▸ **Aim**:
In the records below, work out how many lines hold the word "that". Report the number alone.

▸ **Source records**:

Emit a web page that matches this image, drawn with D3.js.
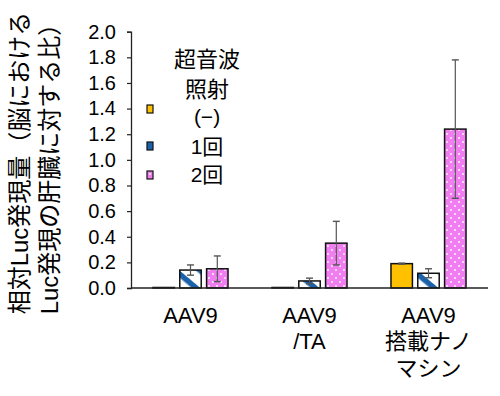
<!DOCTYPE html>
<html><head><meta charset="utf-8">
<script src="https://cdn.jsdelivr.net/npm/d3@7"></script>
<style>
body{margin:0;background:#fff;}
svg{display:block;}
text{font-family:"Liberation Sans","Noto Sans CJK JP",Arial,sans-serif;fill:#000;}
</style></head>
<body>
<svg id="c" width="500" height="396"></svg>
<script>
// ---- data ----
const categories = [["AAV9"], ["AAV9", "/TA"], ["AAV9", "搭載ナノ", "マシン"]];
const seriesNames = ["(−)", "1回", "2回"];
const valuesNone = [0.004, 0.004, 0.19];
const valuesOnce = [0.14, 0.055, 0.115];
const valuesTwice = [0.15, 0.35, 1.24];
const errNone = [0, 0, 0.004];
const errOnce = [0.04, 0.022, 0.035];
const errTwice = [0.10, 0.17, 0.54];
const yTicks = [0, 0.2, 0.4, 0.6, 0.8, 1.0, 1.2, 1.4, 1.6, 1.8, 2.0];
const legendTitle = ["超音波", "照射"];
const yTitle = ["相対Luc発現量（脳における", "Luc発現の肝臓に対する比）"];

const seriesValues = [valuesNone, valuesOnce, valuesTwice];
const seriesErr = [errNone, errOnce, errTwice];

const svg = d3.select("#c");
const defs = svg.append("defs");

// patterns
const pStripe = defs.append("pattern").attr("id", "stripe")
  .attr("patternUnits", "userSpaceOnUse").attr("width", 16).attr("height", 16)
  .attr("patternTransform", "rotate(40)");
pStripe.append("rect").attr("width", 16).attr("height", 16).attr("fill", "#fff");
pStripe.append("rect").attr("x", 0).attr("y", 0).attr("width", 16).attr("height", 5.5).attr("fill", "#1b62ab");

const pDots = defs.append("pattern").attr("id", "dots")
  .attr("patternUnits", "userSpaceOnUse").attr("width", 8).attr("height", 8);
pDots.append("rect").attr("width", 8).attr("height", 8).attr("fill", "#f07ef0");
pDots.append("circle").attr("cx", 2).attr("cy", 2).attr("r", 0.9).attr("fill", "#fff");
pDots.append("circle").attr("cx", 6).attr("cy", 6).attr("r", 0.9).attr("fill", "#fff");

const fills = ["#ffc000", "url(#stripe)", "url(#dots)"];

const x0 = 131, x1 = 488, yTop = 31.7, yBase = 288;
const x = d3.scaleBand().domain(d3.range(categories.length)).range([x0, x1]).padding(0);
const xi = d3.scaleBand().domain(d3.range(seriesNames.length)).range([0, x.bandwidth()])
  .paddingInner(0.2).paddingOuter(0.82);
const y = d3.scaleLinear().domain([0, 2]).range([yBase, yTop]);

// y axis
const yAxis = svg.append("g").attr("transform", `translate(${x0},0)`)
  .call(d3.axisLeft(y).tickValues(yTicks).tickFormat(d3.format(".1f")).tickSize(4).tickPadding(11));
yAxis.select(".domain").attr("stroke", "#222").attr("stroke-width", 1.3);
yAxis.selectAll(".tick line").attr("stroke", "#222").attr("stroke-width", 1.2);
yAxis.selectAll(".tick text").attr("font-size", 20).attr("fill", "#000")
  .style("font-family", "'Liberation Sans',Arial,sans-serif");

// bars
const groups = svg.append("g").selectAll("g").data(categories).join("g")
  .attr("transform", (d, i) => `translate(${x(i)},0)`);

seriesNames.forEach((s, si) => {
  groups.append("rect")
    .attr("x", xi(si)).attr("width", xi.bandwidth())
    .attr("y", (d, i) => y(seriesValues[si][i]))
    .attr("height", (d, i) => yBase - y(seriesValues[si][i]))
    .attr("fill", fills[si]).attr("stroke", "#111").attr("stroke-width", 1.5);
});

// error bars
seriesNames.forEach((s, si) => {
  groups.each(function(d, i) {
    const e = seriesErr[si][i];
    if (!e) return;
    const g = d3.select(this);
    const cx = xi(si) + xi.bandwidth() / 2;
    const v = seriesValues[si][i];
    const hi = y(v + e), lo = y(Math.max(0, v - e));
    g.append("line").attr("x1", cx).attr("x2", cx).attr("y1", hi).attr("y2", lo)
      .attr("stroke", "#555").attr("stroke-width", 1.2);
    [hi, lo].forEach(yy => g.append("line").attr("x1", cx - 3.5).attr("x2", cx + 3.5)
      .attr("y1", yy).attr("y2", yy).attr("stroke", "#555").attr("stroke-width", 1.4));
  });
});

// x axis line
svg.append("line").attr("x1", x0).attr("x2", x1).attr("y1", yBase).attr("y2", yBase)
  .attr("stroke", "#222").attr("stroke-width", 1.5);

// x labels
const lineY = [323, 349, 376];
groups.each(function(d, i) {
  const g = d3.select(this);
  d.forEach((t, li) => g.append("text").attr("x", x.bandwidth() / 2).attr("y", lineY[li])
    .attr("text-anchor", "middle").attr("font-size", 22).text(t));
});

// legend
const lg = svg.append("g");
const lgX = 207;
[67, 97].forEach((yy, k) => lg.append("text").attr("x", lgX).attr("y", yy)
  .attr("text-anchor", "middle").attr("font-size", 22).text(legendTitle[k]));
const swY = [105, 142, 171];
const lbY = [124, 154, 182];
seriesNames.forEach((s, si) => {
  lg.append("rect").attr("x", 147).attr("y", swY[si]).attr("width", 6).attr("height", 8)
    .attr("fill", si === 1 ? "#1b62ab" : fills[si]).attr("stroke", "#111").attr("stroke-width", 1.2);
  lg.append("text").attr("x", lgX).attr("y", lbY[si]).attr("text-anchor", "middle")
    .attr("font-size", 21).text(s);
});

// y title
yTitle.forEach((t, k) => {
  svg.append("text")
    .attr("transform", `translate(${[19, 49][k]},163) rotate(-90)`)
    .attr("text-anchor", "middle").attr("dominant-baseline", "central")
    .attr("font-size", 24).text(t);
});
</script>
</body></html>
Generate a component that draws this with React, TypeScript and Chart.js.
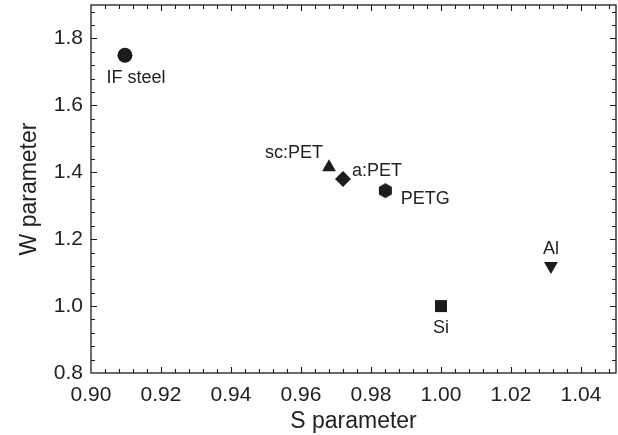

▸ **Exercise output**:
2